Tools like OpenAPI Generator can produce test scaffolding from a specification, but they typically give you stubs to fill in yourself. Kiro takes a different approach by treating the specification as the source of truth for test generation. Feed it an OpenAPI/Swagger file, and it produces a working test suite, endpoint coverage, edge cases, schema validation, and reporting scaffolding, in the time it would take you to set up a test file. Furthermore, Kiro reduces the cost of keeping tests in sync with the spec by making regeneration fast and low-effort, and hooks can surface drift early. The rest of this post walks through exactly how that works and what it produces.
Swagger was created as a way to document REST APIs using structured JSON. It defined a vocabulary: here are my endpoints, here are the parameters each accepts, here is what I return if successful, here is what I return if something goes wrong.
A minimal OpenAPI document specifies, for each endpoint: the URL path and HTTP method, the parameters it accepts (type, location, required/optional), the schema of a successful response, and the possible error responses with their codes.
An OpenAPI document is more than documentation — it's a structured definition file (JSON or YAML) that fully describes a REST API's interface. It acts as a contract between API producers and consumers, and because it's machine-readable, the right tooling can parse it, reason over it, and generate real artifacts from it. This distinction matters for everything that follows.
In this post, we show you how to use Kiro, an agentic development system, to automatically generate a complete, runnable Node.js test suite directly from a Swagger API specification -including a mock server, configuration toggles, and HTML test reporting.

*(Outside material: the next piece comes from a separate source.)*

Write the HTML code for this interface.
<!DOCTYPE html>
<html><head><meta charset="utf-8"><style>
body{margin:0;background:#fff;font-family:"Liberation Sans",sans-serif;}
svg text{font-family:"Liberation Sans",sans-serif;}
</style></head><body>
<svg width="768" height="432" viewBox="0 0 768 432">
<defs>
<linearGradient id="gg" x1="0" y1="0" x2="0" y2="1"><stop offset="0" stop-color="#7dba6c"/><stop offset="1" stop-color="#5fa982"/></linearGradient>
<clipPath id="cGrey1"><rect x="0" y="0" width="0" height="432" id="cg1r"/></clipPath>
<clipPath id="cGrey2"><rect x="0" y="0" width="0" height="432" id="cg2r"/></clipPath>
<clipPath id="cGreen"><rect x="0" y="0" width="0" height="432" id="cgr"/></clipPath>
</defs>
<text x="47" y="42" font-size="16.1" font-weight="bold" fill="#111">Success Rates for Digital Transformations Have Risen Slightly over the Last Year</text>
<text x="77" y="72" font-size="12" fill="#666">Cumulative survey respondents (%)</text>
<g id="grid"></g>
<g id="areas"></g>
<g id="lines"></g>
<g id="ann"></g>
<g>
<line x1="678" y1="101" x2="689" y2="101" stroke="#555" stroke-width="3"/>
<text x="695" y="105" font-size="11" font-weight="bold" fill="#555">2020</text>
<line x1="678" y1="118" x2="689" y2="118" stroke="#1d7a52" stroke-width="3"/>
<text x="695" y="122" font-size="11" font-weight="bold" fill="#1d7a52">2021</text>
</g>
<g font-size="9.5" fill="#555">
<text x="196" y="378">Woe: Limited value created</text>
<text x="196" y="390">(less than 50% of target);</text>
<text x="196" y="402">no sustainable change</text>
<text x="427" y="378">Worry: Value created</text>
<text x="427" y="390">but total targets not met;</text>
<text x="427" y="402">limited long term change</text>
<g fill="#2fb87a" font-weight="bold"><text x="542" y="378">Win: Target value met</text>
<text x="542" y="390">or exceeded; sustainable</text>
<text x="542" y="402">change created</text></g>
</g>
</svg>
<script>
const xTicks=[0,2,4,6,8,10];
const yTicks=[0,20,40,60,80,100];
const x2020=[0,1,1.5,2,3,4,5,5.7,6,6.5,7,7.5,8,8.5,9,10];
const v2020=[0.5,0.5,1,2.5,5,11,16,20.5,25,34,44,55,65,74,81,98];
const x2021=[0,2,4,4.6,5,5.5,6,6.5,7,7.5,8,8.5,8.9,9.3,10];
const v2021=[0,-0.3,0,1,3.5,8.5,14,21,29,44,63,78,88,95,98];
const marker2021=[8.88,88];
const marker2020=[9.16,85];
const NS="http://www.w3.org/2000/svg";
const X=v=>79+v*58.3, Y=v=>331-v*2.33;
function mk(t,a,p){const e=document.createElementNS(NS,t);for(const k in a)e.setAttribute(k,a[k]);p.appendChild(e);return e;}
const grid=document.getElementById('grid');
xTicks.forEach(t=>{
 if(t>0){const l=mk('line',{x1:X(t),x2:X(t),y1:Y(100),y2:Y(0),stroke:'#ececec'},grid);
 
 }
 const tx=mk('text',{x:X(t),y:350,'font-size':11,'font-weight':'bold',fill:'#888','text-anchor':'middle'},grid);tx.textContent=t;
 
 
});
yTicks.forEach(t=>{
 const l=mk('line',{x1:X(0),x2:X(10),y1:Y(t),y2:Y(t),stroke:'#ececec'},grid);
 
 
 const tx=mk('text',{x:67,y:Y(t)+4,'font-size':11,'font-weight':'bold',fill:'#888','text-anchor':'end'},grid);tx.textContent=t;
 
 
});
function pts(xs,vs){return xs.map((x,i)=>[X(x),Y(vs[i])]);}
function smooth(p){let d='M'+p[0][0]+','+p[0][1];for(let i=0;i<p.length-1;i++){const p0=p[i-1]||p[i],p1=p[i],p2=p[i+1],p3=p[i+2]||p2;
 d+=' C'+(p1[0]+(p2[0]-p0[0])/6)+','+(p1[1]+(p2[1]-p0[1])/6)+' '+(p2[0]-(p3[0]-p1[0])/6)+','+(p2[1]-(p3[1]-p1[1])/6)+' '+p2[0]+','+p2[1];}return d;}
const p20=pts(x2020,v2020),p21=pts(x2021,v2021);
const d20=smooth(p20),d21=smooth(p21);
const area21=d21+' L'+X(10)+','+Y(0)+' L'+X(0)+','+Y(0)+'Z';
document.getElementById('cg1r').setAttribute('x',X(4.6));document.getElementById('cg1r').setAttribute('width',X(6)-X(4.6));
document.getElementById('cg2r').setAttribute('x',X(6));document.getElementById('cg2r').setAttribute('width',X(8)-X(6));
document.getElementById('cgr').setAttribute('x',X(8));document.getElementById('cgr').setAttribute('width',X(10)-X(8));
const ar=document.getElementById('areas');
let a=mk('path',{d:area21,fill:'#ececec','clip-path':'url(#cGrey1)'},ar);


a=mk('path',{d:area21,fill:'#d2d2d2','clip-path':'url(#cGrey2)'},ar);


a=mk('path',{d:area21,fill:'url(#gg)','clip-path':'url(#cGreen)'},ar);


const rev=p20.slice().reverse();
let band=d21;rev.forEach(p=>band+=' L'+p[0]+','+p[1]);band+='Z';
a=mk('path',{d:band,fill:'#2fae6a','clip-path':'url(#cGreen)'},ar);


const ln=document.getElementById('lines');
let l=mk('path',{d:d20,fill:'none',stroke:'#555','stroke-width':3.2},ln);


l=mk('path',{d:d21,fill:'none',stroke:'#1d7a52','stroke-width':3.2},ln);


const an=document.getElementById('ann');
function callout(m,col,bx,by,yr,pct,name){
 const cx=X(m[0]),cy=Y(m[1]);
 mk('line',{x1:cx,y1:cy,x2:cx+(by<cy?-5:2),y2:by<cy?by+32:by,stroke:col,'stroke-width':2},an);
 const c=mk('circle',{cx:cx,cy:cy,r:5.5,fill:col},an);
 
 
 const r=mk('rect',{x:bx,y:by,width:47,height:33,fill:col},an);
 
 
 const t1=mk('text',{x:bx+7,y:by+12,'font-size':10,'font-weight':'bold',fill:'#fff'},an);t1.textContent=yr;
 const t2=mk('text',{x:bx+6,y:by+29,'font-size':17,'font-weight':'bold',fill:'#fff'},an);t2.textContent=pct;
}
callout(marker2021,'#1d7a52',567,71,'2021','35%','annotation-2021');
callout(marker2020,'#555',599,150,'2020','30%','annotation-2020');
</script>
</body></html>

If you have worked with OpenAPI specs before, you have probably come across OpenAPI Generator or Swagger Codegen. For context, OpenAPI Generator was forked from Swagger Codegen in 2018 due to governance differences — they share similar goals but are maintained separately with different release cadences and feature sets. Both are open-source tools that take a spec file and generate client libraries, server stubs, or SDK code in your language of choice. They are great for reducing HTTP boilerplate, but they are not designed to verify API behavior. If you try to use them for test generation, you will typically get method stubs with minimal assertions, limited mocking, and little schema validation — though the exact output depends on the language, template, and configuration used. The tests may compile and run, but they often do not provide meaningful coverage of edge cases, error handling, or schema contracts.
This matters more than it sounds. A test with no assertions still passes in CI and counts toward coverage — but it is not actually checking status codes, response shapes, or error cases. You can end up with green builds and high coverage numbers while certain bugs, such as a 400 being returned as a 500, slip through unnoticed.
Kiro approaches the problem differently. Rather than templating from a spec, it reasons over it — resolving enum values into realistic payloads, generating assertions tied to actual schema contracts, and producing a mock server that reflects the spec's defined behavior. The output is not scaffolding to be filled in later; it is executable tests with meaningful coverage.
Capability | OpenAPI Generator | Kiro |
|---|---|---|
Generates executable tests with assertions | ◐ Limited, template-dependent | ✓ Yes |
Builds matching mock server | ✗ No | ✓ Yes |
Infers realistic payloads from schemas | ◐ Partial | ✓ With enum resolution |
Adapts to team coding standards | ◐ Custom templates | ✓ Via steering files |
Regenerates on spec drift in CI | ✗ Manual | ✓ Headless mode |
Understands natural-language intent | ✗ No | ✓ Yes |
Capability comparison: template-based generators vs. Kiro's agent-driven approach.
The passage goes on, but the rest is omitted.